I have a question about following argument I found in these notes on Mackey functors:
(2.1) LEMMA. (page 6) Let $G$ be a finite group and $J$ any subgroup. Whenever $H$ and $K$ are subgroups of $J$, there is a pullback diagram of $G$-sets
$$ \require{AMScd} \begin{CD} \Omega @>{} >> G/K \\ @VVV @VVV \\ G/H @>{}>> G/J \end{CD} $$
where we have Mackey double coset decomposition $\Omega= \coprod_{x \in [H\backslash J/K]}G/(H \cap x^{-1}Kx)$
The proof shows by hand for the special case $G=J$ that the pullback in
$$ \require{AMScd} \begin{CD} J/K \times J/H @>{} >> J/K \\ @VVV @VVV \\ J/H @>{}>> J/J = \{*\} \end{CD} $$
is given by decomposition $J/K \times J/H= \coprod_{x \in [H\backslash J/K]}J/(H \cap x^{-1}Kx)$ and then claims then claims that the result follows from application of the usual induction functor $\text{Ind}^G _J: (J-\text{Set}) \to (G-\text{Set})$ sending a $J$-set $S$ to $G$-set $G \times_J S$.
Question: Why this functor preserves limits (eg a pullback as in this case).
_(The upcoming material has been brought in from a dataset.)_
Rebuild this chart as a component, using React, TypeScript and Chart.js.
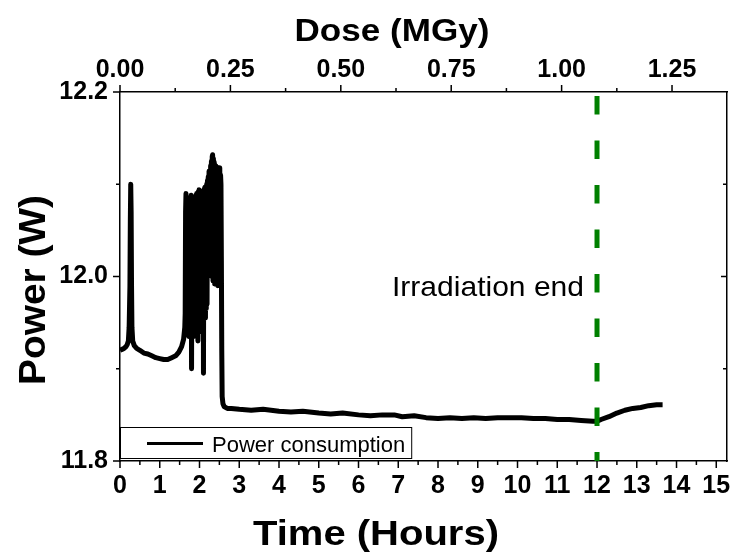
import React, { useEffect, useRef } from 'react';
import { Chart, registerables } from 'chart.js';

Chart.register(...registerables);

// ---------------- data ----------------
const timeHours = [
  0.0, 0.05, 0.1, 0.15, 0.18, 0.21, 0.23, 0.25, 0.26, 0.27, 0.28, 0.29, 0.3, 0.32, 0.36, 0.42, 0.5, 0.6, 0.7, 0.8,
  0.9, 1.0, 1.1, 1.2, 1.3, 1.4, 1.48, 1.55, 1.6, 1.63,
  1.64, 1.65, 1.66, 1.67, 1.68, 1.69, 1.7, 1.71, 1.72, 1.73, 1.74, 1.75, 1.76, 1.77, 1.78, 1.79, 1.8, 1.81, 1.82, 1.83,
  1.84, 1.85, 1.86, 1.87, 1.88, 1.89, 1.9, 1.91, 1.92, 1.93, 1.94, 1.95, 1.96, 1.97, 1.98, 1.99, 2.0, 2.01, 2.02, 2.03,
  2.04, 2.05, 2.06, 2.07, 2.08, 2.09, 2.1, 2.11, 2.12, 2.13, 2.14, 2.15, 2.16, 2.17, 2.18, 2.19, 2.2, 2.21, 2.22, 2.23,
  2.24, 2.25, 2.26, 2.27, 2.28, 2.29, 2.3, 2.31, 2.32, 2.33, 2.34, 2.35, 2.36, 2.37, 2.38, 2.39, 2.4, 2.41, 2.42, 2.43,
  2.44, 2.45, 2.46, 2.47, 2.48, 2.49, 2.5, 2.51, 2.52, 2.53, 2.54, 2.55, 2.56, 2.57, 2.59, 2.62, 2.7,
  2.8, 3.0, 3.3, 3.6, 4.0, 4.3, 4.6, 5.0, 5.3, 5.6, 6.0, 6.3, 6.6, 6.9, 7.1, 7.4, 7.7, 8.0, 8.3, 8.6,
  8.9, 9.2, 9.5, 9.8, 10.1, 10.4, 10.7, 11.0, 11.3, 11.6, 11.9, 12.0, 12.1, 12.3, 12.5, 12.7, 12.9, 13.1, 13.3, 13.5, 13.65,
];
const powerW = [
  11.92, 11.921, 11.922, 11.924, 11.926, 11.93, 11.945, 11.99, 12.06, 12.1, 12.07, 11.99, 11.945, 11.93, 11.925, 11.922, 11.92, 11.917, 11.916, 11.914,
  11.912, 11.911, 11.91, 11.91, 11.912, 11.914, 11.918, 11.924, 11.932, 11.945,
  11.96, 12.07, 12.09, 11.96, 12.08, 11.94, 12.06, 11.95, 12.065, 11.935, 12.075, 11.945, 12.08, 11.96, 12.085, 12.088, 11.9, 12.07, 11.94, 12.08,
  11.95, 12.078, 11.935, 12.085, 11.955, 12.082, 11.94, 12.088, 11.95, 12.09, 11.945, 12.085, 11.93, 12.092, 11.95, 12.094, 11.94, 12.088, 11.955, 12.09,
  11.945, 12.092, 11.96, 12.09, 11.95, 12.085, 11.895, 12.094, 11.96, 12.096, 12.097, 11.955, 12.092, 11.965, 12.1, 11.97, 12.104, 12.03, 12.108, 12.02,
  12.114, 12.025, 12.112, 12.018, 12.12, 12.03, 12.125, 12.0, 12.13, 12.132, 11.995, 12.128, 12.0, 12.124, 11.992, 12.121, 12.0, 12.12, 11.995, 12.115,
  12.0, 12.11, 11.99, 12.118, 12.0, 12.115, 11.995, 12.118, 12.005, 12.11, 12.1, 12.02, 11.92, 11.87, 11.862, 11.859, 11.857,
  11.857, 11.856, 11.855, 11.856, 11.854, 11.853, 11.854, 11.852, 11.851, 11.852, 11.85, 11.849, 11.85, 11.85, 11.848, 11.849, 11.847, 11.846, 11.847, 11.846,
  11.847, 11.846, 11.847, 11.847, 11.847, 11.846, 11.846, 11.845, 11.845, 11.844, 11.843, 11.843, 11.845, 11.848, 11.852, 11.855, 11.857, 11.858, 11.86, 11.861, 11.861,
];
const irradiationEndHour = 12;

const timeTicks = [0, 1, 2, 3, 4, 5, 6, 7, 8, 9, 10, 11, 12, 13, 14, 15];
const doseTicks = [0, 0.25, 0.5, 0.75, 1.0, 1.25];
const powerTicks = [11.8, 12.0, 12.2];

const timeRange = [0, 15.27];
const doseRange = [0, 1.3745];
const powerRange = [11.8, 12.2];

const seriesLabel = 'Power consumption';
const annotationText = 'Irradiation end';
const xTitle = 'Time (Hours)';
const x2Title = 'Dose (MGy)';
const yTitle = 'Power (W)';

// ---------------- styling ----------------
const FONT = "'Liberation Sans', Arial, Helvetica, sans-serif";

function fittedText(
  ctx: CanvasRenderingContext2D,
  text: string,
  x: number,
  y: number,
  font: string,
  targetW: number,
  align: CanvasTextAlign,
  rot = 0
) {
  ctx.save();
  ctx.font = font;
  const w = ctx.measureText(text).width;
  const sx = targetW / w;
  ctx.translate(x, y);
  if (rot) ctx.rotate(rot);
  ctx.scale(sx, 1);
  ctx.textAlign = align;
  ctx.textBaseline = 'alphabetic';
  ctx.fillStyle = '#000';
  ctx.fillText(text, 0, 0);
  ctx.restore();
}

const decorPlugin = {
  id: 'decor',
  afterDraw(chart: any) {
    const ctx: CanvasRenderingContext2D = chart.ctx;
    const { x, x2, y } = chart.scales;
    const area = chart.chartArea;
    ctx.save();
    ctx.strokeStyle = '#000';
    ctx.lineWidth = 1.5;
    ctx.beginPath();
    for (let i = 0; i < timeTicks.length; i++) {
      const v = timeTicks[i];
      const px = x.getPixelForValue(v);
      ctx.moveTo(px, area.bottom);
      ctx.lineTo(px, area.bottom + 7);
      if (i < timeTicks.length - 1) {
        const m = x.getPixelForValue((v + timeTicks[i + 1]) / 2);
        ctx.moveTo(m, area.bottom);
        ctx.lineTo(m, area.bottom + 4);
      }
    }
    for (let i = 0; i < doseTicks.length; i++) {
      const v = doseTicks[i];
      const px = x2.getPixelForValue(v);
      ctx.moveTo(px, area.top);
      ctx.lineTo(px, area.top - 7);
      const next = i < doseTicks.length - 1 ? doseTicks[i + 1] : v + 0.25;
      const mv = (v + next) / 2;
      if (mv <= doseRange[1]) {
        const m = x2.getPixelForValue(mv);
        ctx.moveTo(m, area.top);
        ctx.lineTo(m, area.top - 4);
      }
    }
    for (let i = 0; i < powerTicks.length; i++) {
      const v = powerTicks[i];
      const py = y.getPixelForValue(v);
      ctx.moveTo(area.left, py);
      ctx.lineTo(area.left - 7, py);
      if (i < powerTicks.length - 1) {
        const m = y.getPixelForValue((v + powerTicks[i + 1]) / 2);
        ctx.moveTo(area.left, m);
        ctx.lineTo(area.left - 4, m);
        ctx.moveTo(area.right, m);
        ctx.lineTo(area.right - 4, m);
      }
      if (i > 0 && i < powerTicks.length - 1) {
        ctx.moveTo(area.right, py);
        ctx.lineTo(area.right - 6, py);
      }
    }
    ctx.stroke();

    // legend box
    ctx.font = `22px ${FONT}`;
    const tw = ctx.measureText(seriesLabel).width;
    const bx = area.left;
    const by = 427.5;
    const bw = 212 - bx + tw + 6;
    const bh = 31;
    ctx.fillStyle = '#fff';
    ctx.fillRect(bx, by, bw, bh);
    ctx.lineWidth = 1;
    ctx.strokeRect(bx + 0.5, by, bw, bh);
    ctx.lineWidth = 3;
    ctx.beginPath();
    ctx.moveTo(147, 443.5);
    ctx.lineTo(203, 443.5);
    ctx.stroke();
    ctx.fillStyle = '#000';
    ctx.textAlign = 'left';
    ctx.textBaseline = 'alphabetic';
    ctx.fillText(seriesLabel, 212, 451.5);
    ctx.restore();

    fittedText(ctx, annotationText, 392, 296, `28px ${FONT}`, 192, 'left');
    fittedText(ctx, x2Title, 392, 41, `bold 31px ${FONT}`, 195, 'center');
    fittedText(ctx, xTitle, 376, 545, `bold 35px ${FONT}`, 246, 'center');
    fittedText(ctx, yTitle, 45, 290, `bold 36px ${FONT}`, 190, 'center', -Math.PI / 2);
  },
};

const noPad = (s: any) => {
  s.paddingLeft = 0;
  s.paddingRight = 0;
  s.paddingTop = 0;
  s.paddingBottom = 0;
};

export default function App() {
  const ref = useRef<HTMLCanvasElement | null>(null);
  useEffect(() => {
    if (!ref.current) return;
    const tickFont = { family: FONT, size: 25, weight: 'bold' as const };
    const chart = new Chart(ref.current, {
      type: 'line',
      data: {
        datasets: [
          {
            label: 'end',
            data: [
              { x: irradiationEndHour, y: powerRange[1] },
              { x: irradiationEndHour, y: powerRange[0] },
            ],
            borderColor: '#008000',
            borderWidth: 5,
            borderDash: [18.5, 26],
            borderDashOffset: 40.5,
            borderCapStyle: 'butt',
            pointRadius: 0,
            xAxisID: 'x',
            yAxisID: 'y',
          },
          {
            label: seriesLabel,
            data: timeHours.map((t, i) => ({ x: t, y: powerW[i] })),
            borderColor: '#000',
            borderWidth: 5,
            borderDash: [10000, 0],
            borderJoinStyle: 'round',
            pointRadius: 0,
            tension: 0,
            xAxisID: 'x',
            yAxisID: 'y',
          },
        ],
      },
      options: {
        responsive: false,
        animation: false,
        devicePixelRatio: 1,
        layout: { padding: 0 },
        plugins: { legend: { display: false }, tooltip: { enabled: false } },
        scales: {
          x: {
            type: 'linear',
            position: 'bottom',
            min: timeRange[0],
            max: timeRange[1],
            afterBuildTicks: (s: any) => {
              s.ticks = timeTicks.map((v) => ({ value: v }));
            },
            afterFit: (s: any) => {
              s.height = 95;
              noPad(s);
            },
            ticks: {
              color: '#000',
              font: tickFont,
              padding: 10,
              maxRotation: 0,
              autoSkip: false,
              callback: (v: any) => String(v),
            },
            grid: { display: false, drawTicks: false },
            border: { display: true, color: '#000', width: 1.5 },
          },
          x2: {
            type: 'linear',
            position: 'top',
            min: doseRange[0],
            max: doseRange[1],
            afterBuildTicks: (s: any) => {
              s.ticks = doseTicks.map((v) => ({ value: v }));
            },
            afterFit: (s: any) => {
              s.height = 92;
              noPad(s);
            },
            ticks: {
              color: '#000',
              font: tickFont,
              padding: 7,
              maxRotation: 0,
              autoSkip: false,
              callback: (v: any) => Number(v).toFixed(2),
            },
            grid: { display: false, drawTicks: false },
            border: { display: true, color: '#000', width: 1.5 },
          },
          y: {
            type: 'linear',
            position: 'left',
            min: powerRange[0],
            max: powerRange[1],
            afterBuildTicks: (s: any) => {
              s.ticks = powerTicks.map((v) => ({ value: v }));
            },
            afterFit: (s: any) => {
              s.width = 120;
              noPad(s);
            },
            ticks: {
              color: '#000',
              font: tickFont,
              padding: 12,
              autoSkip: false,
              callback: (v: any) => Number(v).toFixed(1),
            },
            grid: { display: false, drawTicks: false },
            border: { display: true, color: '#000', width: 1.5 },
          },
          y2: {
            type: 'linear',
            position: 'right',
            min: powerRange[0],
            max: powerRange[1],
            afterFit: (s: any) => {
              s.width = 6;
              noPad(s);
            },
            ticks: { display: false },
            grid: { display: false, drawTicks: false },
            border: { display: true, color: '#000', width: 1.5 },
          },
        },
      },
      plugins: [decorPlugin],
    } as any);
    return () => chart.destroy();
  }, []);

  return (
    <div style={{ position: 'absolute', left: 0, top: 0, width: 733, height: 556, background: '#fff' }}>
      <canvas ref={ref} width={733} height={556} style={{ display: 'block', width: 733, height: 556 }} />
    </div>
  );
}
It is well known that the induction functor $\text{Ind}^G _J$ is left-adjoint to usual restriction functor $\text{Res}^J _G$, and therefore definitely preserves colimits. But the pullback in the question is a limit, so I not understand why the induction functor applied to $J/K \times J/H$ from the special case preserves the limit/ pullback property.
A remark: I found googling this problem several alternative proofs of the claimed decomposition formula, but the objection of this question is really to understand why this argument given by Webb in the linked notes works, ie why in this situation the induction functor commutes with the pullback.